Kaavan is released into his new home in Siem Reap on Monday. AFP
American pop icon Cher welcomed "the world's loneliest elephant" to Cambodia on Monday to begin a new life at a specialised sanctuary after the creature was rescued from grim conditions in a Pakistani zoo.
The plight of Kaavan — a 36-year-old bull elephant at Islamabad's dilapidated zoo and originally from Sri Lanka — sparked global uproar from animal rights groups, who launched a campaign to save him.
Cher walks past the crate containing Kaavan upon his arrival at Siem Reap Airport. AFP
His cause was boosted by a spirited social media support from actress and musician Cher, who travelled to see him off from Pakistan and then to Cambodia to welcome him to his new home.
Wearing a black face mask, the Oscar winner was on hand at Siem Reap airport and waved excitedly at the plane after it landed around 2:30pm.
"I am so proud he is here," she said, after greeting Kaavan through an opening at the base of the crate. "He's going to be really happy here," said Cher, adding that she was hopeful his ordeal was over.
Cher (2nd right) poses at the rear of a cargo plane that carried Kaavan at the Siem Reap Airport. AP
Cher had written songs pressing for Kaavan's release from grim, isolated conditions at Islamabad Zoo and she had spent the last few days with him in Pakistan.
The multi award-winning singer has been with a film crew documenting Kaavan's story and said she was proud to be part of an effort to free an elephant she said had been shackled to a shed for 17 years.

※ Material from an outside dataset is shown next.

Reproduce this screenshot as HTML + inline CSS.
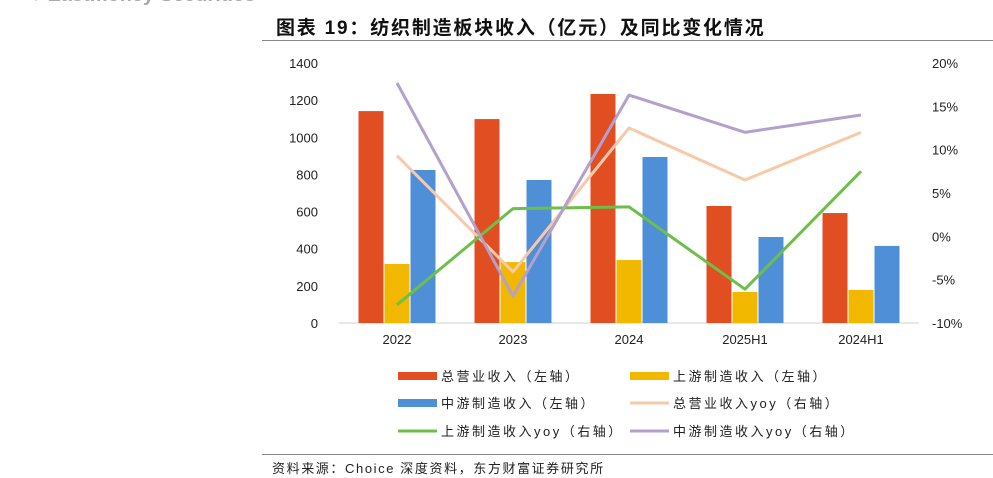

Kaavan's much-anticipated journey was "uneventful," said Amir Khalil, a veterinarian from animal welfare group Four Paws, adding he behaved "like a frequent flyer." "Kaavan was eating, was not stressed — he was even a little bit sleeping, standing, leaning at the crate wall," he said.

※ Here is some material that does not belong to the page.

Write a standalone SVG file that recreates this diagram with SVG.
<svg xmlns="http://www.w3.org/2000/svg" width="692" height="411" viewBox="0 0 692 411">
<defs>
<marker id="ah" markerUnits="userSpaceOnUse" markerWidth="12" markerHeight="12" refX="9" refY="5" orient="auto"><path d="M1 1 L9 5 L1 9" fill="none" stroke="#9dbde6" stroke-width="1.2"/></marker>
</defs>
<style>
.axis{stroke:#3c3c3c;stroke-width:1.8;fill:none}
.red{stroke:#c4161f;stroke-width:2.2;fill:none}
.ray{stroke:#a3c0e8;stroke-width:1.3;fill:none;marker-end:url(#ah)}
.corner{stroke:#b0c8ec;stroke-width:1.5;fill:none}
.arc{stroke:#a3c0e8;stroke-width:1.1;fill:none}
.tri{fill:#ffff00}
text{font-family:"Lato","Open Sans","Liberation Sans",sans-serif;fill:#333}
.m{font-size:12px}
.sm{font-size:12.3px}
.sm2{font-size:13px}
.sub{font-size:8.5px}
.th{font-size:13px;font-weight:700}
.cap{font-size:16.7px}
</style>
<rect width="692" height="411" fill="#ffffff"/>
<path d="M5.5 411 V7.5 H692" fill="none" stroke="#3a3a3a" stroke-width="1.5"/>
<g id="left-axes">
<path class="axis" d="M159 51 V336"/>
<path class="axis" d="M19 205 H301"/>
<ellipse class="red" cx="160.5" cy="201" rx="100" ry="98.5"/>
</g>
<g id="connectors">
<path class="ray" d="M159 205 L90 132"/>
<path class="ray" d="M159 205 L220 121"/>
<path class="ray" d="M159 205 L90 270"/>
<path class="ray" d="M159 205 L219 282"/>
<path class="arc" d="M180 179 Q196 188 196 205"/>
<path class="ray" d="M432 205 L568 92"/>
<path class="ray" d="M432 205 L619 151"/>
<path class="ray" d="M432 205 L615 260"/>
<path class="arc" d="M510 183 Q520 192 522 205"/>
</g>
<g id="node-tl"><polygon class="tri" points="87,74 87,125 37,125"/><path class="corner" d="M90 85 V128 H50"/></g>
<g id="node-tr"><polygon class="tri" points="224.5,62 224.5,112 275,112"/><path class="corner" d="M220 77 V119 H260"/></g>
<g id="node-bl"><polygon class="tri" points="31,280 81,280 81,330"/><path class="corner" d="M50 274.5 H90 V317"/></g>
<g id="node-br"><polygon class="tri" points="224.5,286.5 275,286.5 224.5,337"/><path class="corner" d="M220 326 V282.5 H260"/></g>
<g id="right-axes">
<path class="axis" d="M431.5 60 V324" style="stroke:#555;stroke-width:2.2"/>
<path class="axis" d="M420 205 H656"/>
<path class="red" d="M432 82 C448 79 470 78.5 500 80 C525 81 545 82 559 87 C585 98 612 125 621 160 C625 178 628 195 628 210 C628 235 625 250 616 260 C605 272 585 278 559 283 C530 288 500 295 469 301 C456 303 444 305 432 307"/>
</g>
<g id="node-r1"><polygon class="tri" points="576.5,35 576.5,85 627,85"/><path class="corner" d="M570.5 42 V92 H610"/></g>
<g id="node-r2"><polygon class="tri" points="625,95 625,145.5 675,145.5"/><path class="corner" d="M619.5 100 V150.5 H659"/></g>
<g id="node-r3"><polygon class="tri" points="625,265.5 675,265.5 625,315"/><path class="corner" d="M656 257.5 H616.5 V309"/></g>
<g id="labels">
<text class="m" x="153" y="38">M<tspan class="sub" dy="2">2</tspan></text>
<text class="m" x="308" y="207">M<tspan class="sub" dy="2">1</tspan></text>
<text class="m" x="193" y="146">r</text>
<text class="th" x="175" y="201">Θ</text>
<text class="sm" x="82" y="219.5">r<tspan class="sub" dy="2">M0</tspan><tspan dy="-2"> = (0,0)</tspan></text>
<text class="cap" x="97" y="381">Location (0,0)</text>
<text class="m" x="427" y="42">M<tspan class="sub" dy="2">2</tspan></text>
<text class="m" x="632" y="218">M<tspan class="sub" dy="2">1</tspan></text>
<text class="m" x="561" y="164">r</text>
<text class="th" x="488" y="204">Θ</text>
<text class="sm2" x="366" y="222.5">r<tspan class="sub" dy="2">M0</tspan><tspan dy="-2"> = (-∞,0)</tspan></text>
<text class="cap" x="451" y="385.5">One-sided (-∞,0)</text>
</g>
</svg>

Transporting an adult elephant by plane is no small task, and has only been undertaken a handful of times.
Cher holds a vanity car plate while posing for a photograph with Dr Amir Khalil at the Siem Reap Airport. AP
Helpers packed his trunk with 200kilos of food to snack on during the seven-hour flight, while a tube system was installed in his transport crate aboard a jumbo Russian cargo plane to handle up to 200 litres of urine.
After Kaavan touched down, monks offered him fruit, chanted prayers and sprinkled holy water on his crate to bless him.
A Buddhist monk sprinkles holy water around the crate containing Kaavan his arrival at Siem Reap Airport. AFP
He was then loaded onto a truck for the journey to Oddar Meanchey province where a wildlife sanctuary that houses other elephants will be his new home.
Cher followed behind in her own vehicle as Kaavan made his way through farmland and past the famous Angkor Wat temple.
An aerial view of the under-construction enclosure for Kaavan in Cambodia. AFP
"Cambodia is pleased to welcome Kaavan. No longer will he be 'the world's loneliest elephant'," deputy environment minister Neth Pheaktra said.
"We expect to breed Kaavan with local elephants -- this is an effort to conserve the genetic fold," the minister told AFP.
Years of campaigning
Kaavan's journey is the culmination of years of campaigning from animal rights groups, who say the animal's behaviour in captivity demonstrated "a kind of mental illness" likely due to the zoo's woeful conditions.
In May, a Pakistani judge ordered that all the animals at the zoo be moved.
Cher holds a welcoming sign for Kaavan arriving at the Siem Reap International Airport. AP
Upon hearing about Kaavan's freedom, Cher had tweeted that the decision marked "one of the greatest moments" of her life.
A team of vets and experts from Austria-based Four Paws has spent months working with Kaavan to get him ready for the trip — a complicated process due to his size and the amount of food needed en route.
The elephant also had to be taught to enter the four-tonne metal crate that was then secured in the belly of a mammoth Ilyushin Il-76 cargo plane for the journey.
Four Paws, along with Islamabad authorities, also safely moved three wolves and some monkeys from the zoo. Currently only two Himalayan brown bears, one deer and one monkey remain.
"The Islamabad zoo is now completely closed for both public and officials," Saleem Shaikh, a spokesman for Pakistan's ministry of climate change said.
Although no PCR test for the new coronavirus was conducted, zoo deputy director Kiran Saleem said the zoo believes the cubs were the victims of the pandemic that has killed 12,256 people in Pakistan.
"We have just heard from Pakistan High Court Kaavan is free," the singer and animal rights campaigner tweeted on Thursday in capital letters, adding a string of emojis and saying she felt "sick." "This is one of the greatest moments of my life," she said.